Code that draws figures:
+ + + + +

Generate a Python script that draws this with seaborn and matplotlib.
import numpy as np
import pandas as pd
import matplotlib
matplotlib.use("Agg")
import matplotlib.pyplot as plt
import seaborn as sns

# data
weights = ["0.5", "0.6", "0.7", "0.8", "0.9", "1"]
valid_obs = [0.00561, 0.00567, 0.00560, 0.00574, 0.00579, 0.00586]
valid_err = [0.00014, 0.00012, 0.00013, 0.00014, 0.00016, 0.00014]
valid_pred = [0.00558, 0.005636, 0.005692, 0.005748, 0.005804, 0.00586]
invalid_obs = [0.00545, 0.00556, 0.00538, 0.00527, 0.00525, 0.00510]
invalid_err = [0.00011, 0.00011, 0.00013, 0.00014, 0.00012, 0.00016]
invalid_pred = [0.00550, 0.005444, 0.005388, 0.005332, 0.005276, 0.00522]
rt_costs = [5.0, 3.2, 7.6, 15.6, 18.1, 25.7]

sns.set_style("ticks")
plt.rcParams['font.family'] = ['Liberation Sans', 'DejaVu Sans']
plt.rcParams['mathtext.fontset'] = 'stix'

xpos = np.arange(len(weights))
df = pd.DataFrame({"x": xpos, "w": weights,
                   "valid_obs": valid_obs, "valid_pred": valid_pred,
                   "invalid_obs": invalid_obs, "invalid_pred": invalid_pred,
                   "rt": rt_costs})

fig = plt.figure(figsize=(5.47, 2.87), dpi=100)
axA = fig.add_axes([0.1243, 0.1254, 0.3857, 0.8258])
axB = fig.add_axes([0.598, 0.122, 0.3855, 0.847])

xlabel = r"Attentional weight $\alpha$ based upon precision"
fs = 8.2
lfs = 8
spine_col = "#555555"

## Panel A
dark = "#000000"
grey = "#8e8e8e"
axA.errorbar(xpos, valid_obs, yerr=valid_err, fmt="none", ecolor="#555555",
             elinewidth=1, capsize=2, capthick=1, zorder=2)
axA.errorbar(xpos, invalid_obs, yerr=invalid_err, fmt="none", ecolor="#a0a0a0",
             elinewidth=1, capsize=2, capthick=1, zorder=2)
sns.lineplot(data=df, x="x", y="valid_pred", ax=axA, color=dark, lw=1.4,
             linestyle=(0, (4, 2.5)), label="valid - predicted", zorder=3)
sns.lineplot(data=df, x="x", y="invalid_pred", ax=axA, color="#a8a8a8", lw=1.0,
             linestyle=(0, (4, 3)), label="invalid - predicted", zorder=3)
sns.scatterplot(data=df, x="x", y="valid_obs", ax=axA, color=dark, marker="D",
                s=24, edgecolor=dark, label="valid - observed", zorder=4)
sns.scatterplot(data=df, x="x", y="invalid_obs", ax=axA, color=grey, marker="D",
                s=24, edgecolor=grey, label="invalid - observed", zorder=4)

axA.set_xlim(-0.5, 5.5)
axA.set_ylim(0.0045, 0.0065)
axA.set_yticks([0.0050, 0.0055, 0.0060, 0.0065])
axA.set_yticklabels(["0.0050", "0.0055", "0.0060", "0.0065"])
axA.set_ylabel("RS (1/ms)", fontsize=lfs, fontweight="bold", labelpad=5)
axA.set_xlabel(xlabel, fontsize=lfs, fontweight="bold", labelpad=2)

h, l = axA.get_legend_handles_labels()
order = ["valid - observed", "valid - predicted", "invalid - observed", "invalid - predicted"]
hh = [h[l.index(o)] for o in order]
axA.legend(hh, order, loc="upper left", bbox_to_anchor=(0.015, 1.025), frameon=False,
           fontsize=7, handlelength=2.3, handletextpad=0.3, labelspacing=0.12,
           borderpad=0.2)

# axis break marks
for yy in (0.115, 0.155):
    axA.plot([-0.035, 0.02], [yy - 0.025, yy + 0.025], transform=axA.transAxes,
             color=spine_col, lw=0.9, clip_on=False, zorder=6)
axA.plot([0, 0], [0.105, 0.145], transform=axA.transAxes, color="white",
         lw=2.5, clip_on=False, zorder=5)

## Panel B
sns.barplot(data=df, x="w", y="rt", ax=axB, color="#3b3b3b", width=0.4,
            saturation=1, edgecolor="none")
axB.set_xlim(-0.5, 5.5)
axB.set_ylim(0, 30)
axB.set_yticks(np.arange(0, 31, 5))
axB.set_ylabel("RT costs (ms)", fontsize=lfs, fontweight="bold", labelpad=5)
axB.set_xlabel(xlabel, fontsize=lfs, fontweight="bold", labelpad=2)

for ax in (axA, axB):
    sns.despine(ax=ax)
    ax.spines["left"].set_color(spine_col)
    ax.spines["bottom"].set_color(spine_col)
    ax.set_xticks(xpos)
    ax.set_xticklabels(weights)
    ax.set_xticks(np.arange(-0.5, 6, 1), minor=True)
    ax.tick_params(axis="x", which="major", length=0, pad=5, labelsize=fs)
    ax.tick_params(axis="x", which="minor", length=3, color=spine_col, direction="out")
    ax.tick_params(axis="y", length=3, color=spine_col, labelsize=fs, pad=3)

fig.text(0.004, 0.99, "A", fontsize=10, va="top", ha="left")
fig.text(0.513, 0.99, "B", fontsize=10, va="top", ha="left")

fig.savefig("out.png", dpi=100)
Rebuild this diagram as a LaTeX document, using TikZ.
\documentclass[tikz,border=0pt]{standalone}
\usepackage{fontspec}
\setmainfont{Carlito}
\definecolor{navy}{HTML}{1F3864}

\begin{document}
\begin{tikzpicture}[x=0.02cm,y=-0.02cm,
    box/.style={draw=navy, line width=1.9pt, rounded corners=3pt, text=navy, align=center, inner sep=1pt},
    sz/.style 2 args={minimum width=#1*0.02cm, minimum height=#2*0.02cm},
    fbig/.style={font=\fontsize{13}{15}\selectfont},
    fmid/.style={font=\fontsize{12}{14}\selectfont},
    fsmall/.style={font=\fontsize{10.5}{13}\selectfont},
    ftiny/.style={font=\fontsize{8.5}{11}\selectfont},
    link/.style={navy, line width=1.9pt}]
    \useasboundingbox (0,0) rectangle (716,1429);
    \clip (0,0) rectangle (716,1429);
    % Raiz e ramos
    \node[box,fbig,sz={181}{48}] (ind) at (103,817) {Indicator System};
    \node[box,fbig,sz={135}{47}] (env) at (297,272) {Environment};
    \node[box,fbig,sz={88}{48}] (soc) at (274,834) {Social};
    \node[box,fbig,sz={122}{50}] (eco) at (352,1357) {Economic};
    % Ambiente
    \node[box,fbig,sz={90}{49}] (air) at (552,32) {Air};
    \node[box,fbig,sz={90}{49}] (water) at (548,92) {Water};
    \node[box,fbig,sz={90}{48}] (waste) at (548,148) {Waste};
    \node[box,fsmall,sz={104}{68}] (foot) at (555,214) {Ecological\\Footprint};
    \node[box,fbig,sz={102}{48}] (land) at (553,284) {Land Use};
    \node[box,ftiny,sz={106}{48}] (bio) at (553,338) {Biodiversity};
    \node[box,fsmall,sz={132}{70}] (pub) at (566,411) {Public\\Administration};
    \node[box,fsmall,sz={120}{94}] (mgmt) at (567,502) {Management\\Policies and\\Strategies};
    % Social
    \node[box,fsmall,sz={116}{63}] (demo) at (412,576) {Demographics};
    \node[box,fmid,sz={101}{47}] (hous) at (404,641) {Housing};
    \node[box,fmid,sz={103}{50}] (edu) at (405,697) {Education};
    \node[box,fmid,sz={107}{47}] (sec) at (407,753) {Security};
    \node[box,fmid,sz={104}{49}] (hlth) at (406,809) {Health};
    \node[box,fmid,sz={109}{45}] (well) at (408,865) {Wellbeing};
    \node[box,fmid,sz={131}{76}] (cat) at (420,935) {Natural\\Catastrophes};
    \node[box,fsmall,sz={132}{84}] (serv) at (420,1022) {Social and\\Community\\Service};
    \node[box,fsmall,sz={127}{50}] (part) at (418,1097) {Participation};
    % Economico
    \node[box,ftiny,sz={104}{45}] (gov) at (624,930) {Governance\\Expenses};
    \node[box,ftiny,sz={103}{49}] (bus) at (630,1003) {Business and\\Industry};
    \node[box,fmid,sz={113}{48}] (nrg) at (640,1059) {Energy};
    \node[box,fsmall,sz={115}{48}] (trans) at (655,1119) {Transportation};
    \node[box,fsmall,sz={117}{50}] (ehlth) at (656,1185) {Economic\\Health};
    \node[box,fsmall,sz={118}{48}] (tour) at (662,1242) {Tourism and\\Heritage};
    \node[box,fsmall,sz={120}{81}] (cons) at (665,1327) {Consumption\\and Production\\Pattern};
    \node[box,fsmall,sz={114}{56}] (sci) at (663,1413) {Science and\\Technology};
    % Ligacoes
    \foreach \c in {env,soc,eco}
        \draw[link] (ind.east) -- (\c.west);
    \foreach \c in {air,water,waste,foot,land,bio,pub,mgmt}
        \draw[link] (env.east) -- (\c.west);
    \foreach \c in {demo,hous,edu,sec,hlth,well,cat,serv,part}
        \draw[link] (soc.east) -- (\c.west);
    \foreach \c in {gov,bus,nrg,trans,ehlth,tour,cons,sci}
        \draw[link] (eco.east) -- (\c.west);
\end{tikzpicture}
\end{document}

+ + + + +

• [Problem to work on]
The lines to return begin at the first line of the records and end at the line holding "import seaborn as sns"; please return them exactly, including both, and nothing beyond.

• [Exercise response]
Generate a Python script that draws this with seaborn and matplotlib.
import numpy as np
import pandas as pd
import matplotlib
matplotlib.use("Agg")
import matplotlib.pyplot as plt
import seaborn as sns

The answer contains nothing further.